A DNA probe complementary to a target sequence is labelled with a fluorophore (directly or via a reporter molecule). The target chromosomal DNA on a slide and the probe are denatured to single strands and then allowed to anneal, so the probe hybridizes to its complementary sequence in place. After unbound probe is washed away, the bound signal is visualised by fluorescence microscopy. Different probe designs serve different purposes: locus-specific probes detect or confirm gains, losses, or rearrangements at a defined gene or region; centromeric probes count copies of a given chromosome (enumeration of aneuploidy); and whole-chromosome paint probes label an entire chromosome to characterise complex rearrangements. Because hybridization does not require dividing cells, FISH can be performed on interphase nuclei, extending analysis to tissues and samples in which metaphase preparations are difficult to obtain.

Clinical relevance

FISH is used to confirm or exclude specific microdeletion and microduplication conditions, to enumerate aneuploidies, and to detect defined rearrangements such as those characterising certain cancers.

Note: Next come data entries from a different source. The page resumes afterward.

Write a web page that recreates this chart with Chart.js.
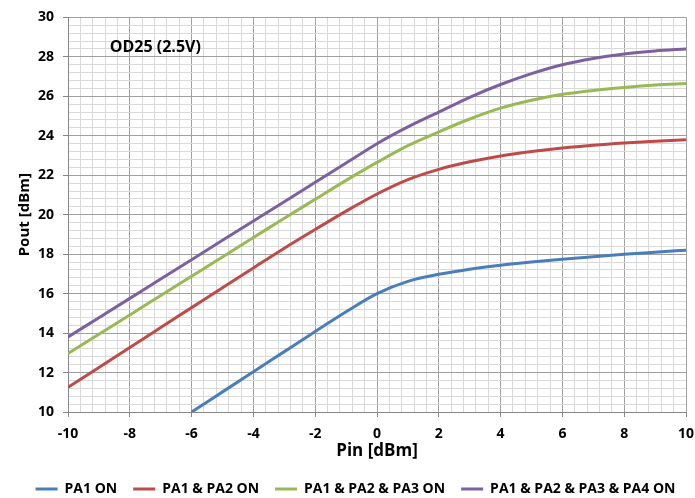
<!DOCTYPE html>
<html lang="en">
<head>
  <meta charset="UTF-8" />
  <title>OD25 (2.5V) Pout vs Pin</title>
  <script src="https://cdn.jsdelivr.net/npm/chart.js"></script>
  <style>
    html, body { margin: 0; padding: 0; background: #fff; }
    #wrap { width: 695px; height: 498px; }
  </style>
</head>
<body>
  <div id="wrap"><canvas id="poutChart"></canvas></div>

  <script>
    // Pin [dBm]
    const pin = [-10, -9, -8, -7, -6, -5, -4, -3, -2, -1, 0, 1, 2, 3, 4, 5, 6, 7, 8, 9, 10];

    // Pout [dBm] per configuration
    const pa1 = [null, null, null, null, 10.0, 11.02, 12.04, 13.06, 14.08, 15.08, 16.0, 16.62, 16.98, 17.24, 17.44, 17.6, 17.74, 17.87, 17.99, 18.1, 18.2];
    const pa12 = [11.25, 12.26, 13.27, 14.28, 15.29, 16.3, 17.3, 18.3, 19.25, 20.18, 21.05, 21.78, 22.3, 22.68, 22.98, 23.2, 23.38, 23.52, 23.63, 23.72, 23.8];
    const pa123 = [12.96, 13.94, 14.92, 15.9, 16.88, 17.86, 18.84, 19.82, 20.78, 21.74, 22.65, 23.5, 24.2, 24.85, 25.4, 25.8, 26.1, 26.3, 26.45, 26.57, 26.65];
    const pa1234 = [13.8, 14.78, 15.76, 16.74, 17.72, 18.7, 19.68, 20.66, 21.64, 22.62, 23.6, 24.45, 25.2, 25.95, 26.6, 27.15, 27.6, 27.92, 28.15, 28.3, 28.4];

    const seriesNames = ['PA1 ON', 'PA1 & PA2 ON', 'PA1 & PA2 & PA3 ON', 'PA1 & PA2 & PA3 & PA4 ON'];
    const seriesColors = ['#4a7ebb', '#be4b48', '#98b954', '#7d60a0'];

    const chartTitle = 'OD25 (2.5V)';
    const titlePos = { x: -8.65, y: 28.48 };

    const isMajor = v => Math.abs(Math.round(v * 10) % 20) === 0;
    const toPoints = ys => pin.map((x, i) => ({ x: x, y: ys[i] }));

    // label inside the plot area, placed through the scales
    const insideTitle = {
      id: 'insideTitle',
      afterDatasetsDraw(chart) {
        const { ctx, scales } = chart;
        ctx.save();
        ctx.font = 'bold 16px "Open Sans", sans-serif';
        ctx.fillStyle = '#000';
        ctx.textAlign = 'left';
        ctx.textBaseline = 'middle';
        ctx.fillText(chartTitle, scales.x.getPixelForValue(titlePos.x), scales.y.getPixelForValue(titlePos.y));
        ctx.restore();
      }
    };

    const tickFont = { family: '"Open Sans", sans-serif', size: 14, weight: 'bold' };

    new Chart(document.getElementById('poutChart'), {
      type: 'line',
      data: {
        datasets: [pa1, pa12, pa123, pa1234].map((ys, i) => ({
          label: seriesNames[i],
          data: toPoints(ys),
          borderColor: seriesColors[i],
          backgroundColor: seriesColors[i],
          borderWidth: 3,
          pointRadius: 0,
          pointStyle: 'line',
          cubicInterpolationMode: 'monotone',
          spanGaps: false
        }))
      },
      options: {
        responsive: true,
        maintainAspectRatio: false,
        animation: false,
        layout: { padding: { top: 13, right: 0, left: 16, bottom: -8 } },
        plugins: {
          legend: {
            position: 'bottom',
            labels: {
              usePointStyle: true,
              pointStyleWidth: 22,
              boxHeight: 3,
              padding: 16,
              color: '#000',
              font: { family: '"Open Sans", sans-serif', size: 14, weight: 'bold' }
            }
          },
          tooltip: { enabled: false }
        },
        scales: {
          x: {
            type: 'linear',
            min: -10,
            max: 10,
            afterBuildTicks: scale => {
              scale.ticks = [];
              for (let i = 0; i <= 50; i++) scale.ticks.push({ value: -10 + i * 0.4 });
            },
            afterFit: scale => { scale.height = 54; scale.paddingRight = 9; },
            ticks: {
              autoSkip: false,
              maxRotation: 0,
              padding: 9,
              color: '#000',
              font: tickFont,
              callback: v => isMajor(v) ? String(Math.round(v)) : ''
            },
            grid: {
              color: c => isMajor(c.tick.value) ? '#a0a0a0' : '#d9d9d9',
              tickColor: c => isMajor(c.tick.value) ? '#868686' : 'rgba(0,0,0,0)',
              tickLength: 5
            },
            border: { color: '#868686' },
            title: {
              display: true,
              text: 'Pin [dBm]',
              color: '#000',
              font: { family: '"Open Sans", sans-serif', size: 17, weight: 'bold' },
              padding: { top: 0, bottom: 5 }
            }
          },
          y: {
            type: 'linear',
            min: 10,
            max: 30,
            afterBuildTicks: scale => {
              scale.ticks = [];
              for (let i = 0; i <= 50; i++) scale.ticks.push({ value: 10 + i * 0.4 });
            },
            afterFit: scale => { scale.width = 52; },
            ticks: {
              autoSkip: false,
              padding: 9,
              color: '#000',
              font: tickFont,
              callback: v => isMajor(v) ? String(Math.round(v)) : ''
            },
            grid: {
              color: c => isMajor(c.tick.value) ? '#a0a0a0' : '#d9d9d9',
              tickColor: c => isMajor(c.tick.value) ? '#868686' : 'rgba(0,0,0,0)',
              tickLength: 5
            },
            border: { color: '#868686' },
            title: {
              display: true,
              text: 'Pout [dBm]',
              color: '#000',
              font: { family: '"Open Sans", sans-serif', size: 15, weight: 'bold' },
              padding: { top: 0, bottom: 6 }
            }
          }
        }
      },
      plugins: [insideTitle]
    });
  </script>
</body>
</html>
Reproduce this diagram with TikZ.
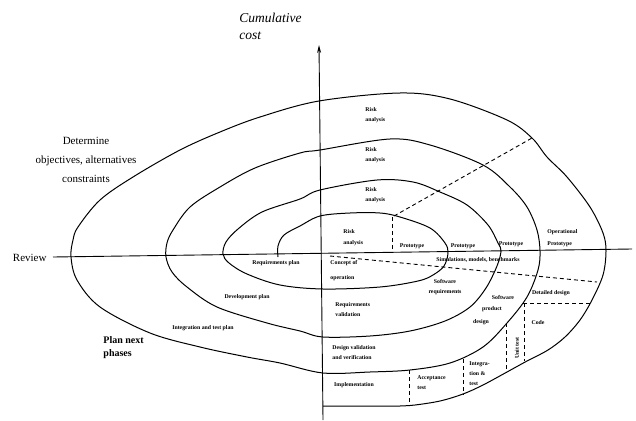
\documentclass[tikz,border=0pt]{standalone}
\usepackage{fontspec}
\setmainfont{Liberation Serif}
\usetikzlibrary{arrows.meta}
\begin{document}
\begin{tikzpicture}[x=1pt,y=-1pt,line width=0.9pt,
  sm/.style={font=\fontsize{5.8}{10}\selectfont\bfseries,inner sep=0pt,align=left},
  spiralline/.style={line width=1pt},
  dsh/.style={dash pattern=on 4pt off 3pt,line width=0.9pt}]
\useasboundingbox (0,0) rectangle (636,420);
% axes
\coordinate (hL) at (53,257);
\coordinate (hR) at (632,249);
\coordinate (vB) at (323,420);
\coordinate (vT) at (319,45);
\draw (hL) -- (hR);
\draw[-{Stealth[length=8pt,width=4pt]}] (vB) -- (vT);
% spiral
\draw[spiralline] plot[smooth,tension=0.55] coordinates {
(278,257) (278,246) (284,235) (300,226) (320,216) (350,213) (380,213) (400,217) (430,228) (445,243) (448,253)
(444,266) (433,275) (418,281) (380,287) (323,289) (280,285) (247,274) (229,263) (223,254)
(226,242) (238,229) (262,212) (300,199) (320,190) (377,180) (413,182) (440,192) (467,205) (488,225) (498,243) (501,251)
(497,266) (486,288) (470,307) (445,321) (410,331) (370,336) (323,337) (300,331) (267,323) (217,307) (187,287) (172,272) (166,257)
(167,243) (173,230) (190,207) (220,187) (255,168) (300,153) (320,150) (390,139) (430,145) (483,165) (510,187) (527,207) (537,230) (540,251)
(538,270) (527,297) (507,323) (483,347) (450,363) (410,370) (370,372) (323,373) (280,363) (247,357) (200,347) (150,333) (100,307) (77,280) (71,257)
(73,240) (78,227) (100,200) (133,177) (180,150) (220,132) (260,117) (319,101) (400,93) (450,99) (507,120) (532,138) (547,157) (567,177) (590,207) (603,233) (606,251)
(603,275) (592,300) (580,320) (565,337) (548,350) (527,361) (507,372) (483,385) (463,394) (440,401) (415,405) (400,406)
} -- (323,406);
% dashed lines
\coordinate (a1) at (392,217); \coordinate (a2) at (392,253);
\coordinate (b1) at (394,216); \coordinate (b2) at (532,138);
\coordinate (c1) at (330,256); \coordinate (c2) at (597,282);
\coordinate (e1) at (523,303); \coordinate (e2) at (590,303);
\coordinate (f1) at (524,303); \coordinate (f2) at (524,361);
\coordinate (g1) at (506,323); \coordinate (g2) at (506,373);
\coordinate (h1) at (463,359); \coordinate (h2) at (463,395);
\coordinate (i1) at (409,370); \coordinate (i2) at (409,405);
\draw[dsh] (a1) -- (a2);
\draw[dsh] (b1) -- (b2);
\draw[dsh] (c1) -- (c2);
\draw[dsh] (e1) -- (e2);
\draw[dsh] (f1) -- (f2);
\draw[dsh] (g1) -- (g2);
\draw[dsh] (h1) -- (h2);
\draw[dsh] (i1) -- (i2);
% big labels
\node[font=\fontsize{13.5}{17}\selectfont\itshape,align=left,anchor=west,inner sep=0pt] (cc) at (239,26.5) {Cumulative\\cost};
\node[font=\fontsize{11}{13}\selectfont,anchor=east,inner sep=0pt] (rev) at (47,258) {Review};
\node[font=\fontsize{11}{19}\selectfont,align=center,inner sep=0pt] (det) at (86,160) {Determine\\objectives, alternatives\\constraints};
\node[font=\fontsize{10}{13}\selectfont\bfseries,align=left,anchor=west,inner sep=0pt] (pnp) at (103,347.5) {Plan next\\phases};
% small labels
\node[sm,anchor=west] (r1) at (365,115) {Risk\\analysis};
\node[sm,anchor=west] (r2) at (365,155.5) {Risk\\analysis};
\node[sm,anchor=west] (r3) at (365,195) {Risk\\analysis};
\node[sm,anchor=west,font=\fontsize{5.8}{11}\selectfont\bfseries] (r4) at (343,237.5) {Risk\\analysis};
\node[sm] (p1) at (412,246) {Prototype};
\node[sm] (p2) at (463,246) {Prototype};
\node[sm] (p3) at (511,244) {Prototype};
\node[sm,anchor=west,font=\fontsize{5.8}{12}\selectfont\bfseries] (p4) at (547,238) {Operational\\Prototype};
\node[sm,anchor=west,font=\fontsize{5.8}{15}\selectfont\bfseries] (co) at (330,270.5) {Concept of\\operation};
\node[sm] (sim) at (478,260) {Simulations, models, benchmarks};
\node[sm,align=center] (sr) at (445,287.5) {Software\\requirements};
\node[sm] (sp1) at (503,297) {Software};
\node[sm] (sp2) at (492,309.5) {product};
\node[sm] (sp3) at (481,322) {design};
\node[sm] (dd) at (551,293) {Detailed design};
\node[sm] (code) at (538,323) {Code};
\node[sm,rotate=90] (ut) at (517,348) {Unit test};
\node[sm,anchor=west] (it) at (469,373.5) {Integra-\\tion \&\\test};
\node[sm,anchor=west] (at) at (417,383) {Acceptance\\test};
\node[sm] (impl) at (354,385) {Implementation};
\node[sm,anchor=west] (dv) at (332,353) {Design validation\\and verification};
\node[sm,anchor=west] (rv) at (335,310) {Requirements\\validation};
\node[sm] (rp) at (276,263) {Requirements plan};
\node[sm] (dp) at (247,297.5) {Development plan};
\node[sm] (itp) at (203,328) {Integration and test plan};
\end{tikzpicture}
\end{document}
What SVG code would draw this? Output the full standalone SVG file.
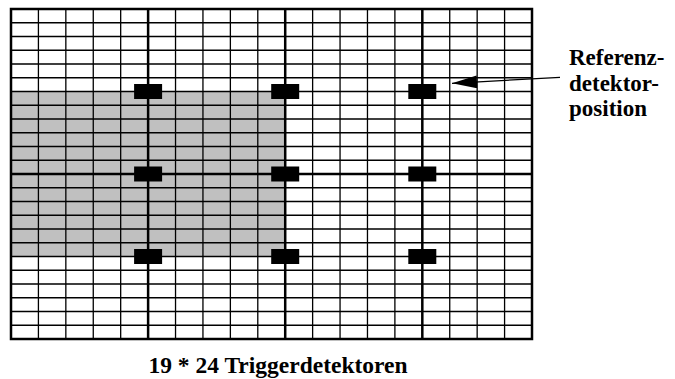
<svg xmlns="http://www.w3.org/2000/svg" width="675" height="379" viewBox="0 0 675 379">
  <style>
    .thin { stroke: #000; stroke-width: 1.3; fill: none; }
    .thick { stroke: #000; stroke-width: 2.5; fill: none; }
    .det { fill: #000; }
    .lbl { font-family: "Liberation Serif", "Times New Roman", serif; font-weight: bold; font-size: 23px; fill: #000; }
  </style>
  <defs>
    <marker id="arrowhead" viewBox="0 0 25 13" refX="25" refY="6.5" markerWidth="25" markerHeight="13" markerUnits="userSpaceOnUse" orient="auto">
      <path d="M0,0 L25,6.5 L0,13 z" fill="#000"/>
    </marker>
  </defs>
  <rect width="675" height="379" fill="#fff"/>
  <g id="grid">
    <rect id="shaded-area" x="11" y="91.5" width="274.21" height="165" fill="#c0c0c0"/>
    <path class="thin" d="M38.42,9V339 M65.84,9V339 M93.26,9V339 M120.68,9V339 M175.53,9V339 M202.95,9V339 M230.37,9V339 M257.79,9V339 M312.63,9V339 M340.05,9V339 M367.47,9V339 M394.89,9V339 M449.74,9V339 M477.16,9V339 M504.58,9V339"/>
    <path class="thin" d="M11,22.75H532 M11,36.5H532 M11,50.25H532 M11,64H532 M11,77.75H532 M11,91.5H532 M11,105.25H532 M11,119H532 M11,132.75H532 M11,146.5H532 M11,160.25H532 M11,187.75H532 M11,201.5H532 M11,215.25H532 M11,229H532 M11,242.75H532 M11,256.5H532 M11,270.25H532 M11,284H532 M11,297.75H532 M11,311.5H532 M11,325.25H532"/>
    <path class="thick" d="M148.11,9V339 M285.21,9V339 M422.32,9V339 M11,174H532"/>
    <rect class="thick" x="11" y="9" width="521" height="330"/>
  </g>
  <g id="det-1-1"><rect class="det" x="134.1" y="84" width="28" height="15"/></g>
  <g id="det-1-2"><rect class="det" x="271.2" y="84" width="28" height="15"/></g>
  <g id="det-1-3"><rect class="det" x="408.3" y="84" width="28" height="15"/></g>
  <g id="det-2-1"><rect class="det" x="134.1" y="166.5" width="28" height="15"/></g>
  <g id="det-2-2"><rect class="det" x="271.2" y="166.5" width="28" height="15"/></g>
  <g id="det-2-3"><rect class="det" x="408.3" y="166.5" width="28" height="15"/></g>
  <g id="det-3-1"><rect class="det" x="134.1" y="249" width="28" height="15"/></g>
  <g id="det-3-2"><rect class="det" x="271.2" y="249" width="28" height="15"/></g>
  <g id="det-3-3"><rect class="det" x="408.3" y="249" width="28" height="15"/></g>
  <g id="label-referenz">
    <text class="lbl" x="569" y="65">Referenz-</text>
    <text class="lbl" x="569" y="90.5">detektor-</text>
    <text class="lbl" x="569" y="116">position</text>
  </g>
  <g id="label-caption">
    <text class="lbl" x="278" y="373" text-anchor="middle" style="font-size:23.5px">19 * 24 Triggerdetektoren</text>
  </g>
  <g id="connectors">
    <line x1="560" y1="77.3" x2="452" y2="83.3" stroke="#000" stroke-width="1.3" marker-end="url(#arrowhead)"/>
  </g>
</svg>
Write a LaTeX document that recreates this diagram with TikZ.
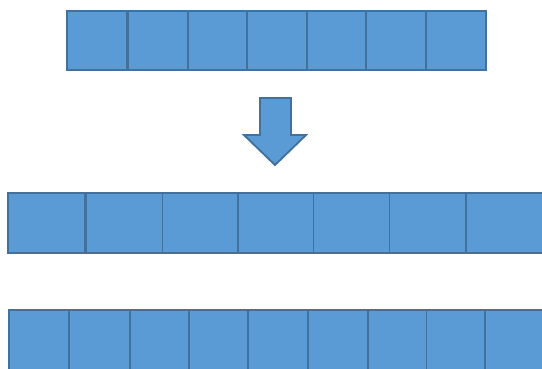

It complements karyotyping by adding targeted, high-sensitivity detection, including in interphase cells. This entry describes how FISH findings are generated; it is not a basis for individual diagnostic or treatment decisions.

Evidence & guidelines

FISH findings are described within the International System for Human Cytogenomic Nomenclature (ISCN), which includes notation for probe signals and hybridization results.

History

In situ hybridization was first developed with radioactive probes in the late 1960s. The shift to fluorescent detection, demonstrated quantitatively by Pinkel, Straume, and Gray in 1986, gave a faster, safer, and multicolour-capable method and launched molecular cytogenetics. Subsequent probe designs and multicolour approaches extended FISH from single-locus detection toward simultaneous analysis of many targets, bridging classical cytogenetics and molecular genetics.

Key figures

  • Daniel Pinkel
  • Joe W. Gray
  • Michael Speicher
  • Nigel Carter

Related topics

Seminal works

  • pinkel-1986
  • speicher-carter-2005

Frequently asked questions

How is FISH different from karyotyping?
Karyotyping scans the whole genome at low resolution and reveals balanced rearrangements and ploidy, whereas FISH uses labelled probes to interrogate specific loci with high sensitivity, including in non-dividing interphase cells. They are complementary approaches.
Can FISH be performed without dividing cells?
Yes. Because hybridization does not depend on chromosome condensation, FISH can be applied to interphase nuclei, allowing analysis of samples from which metaphase chromosomes cannot easily be obtained.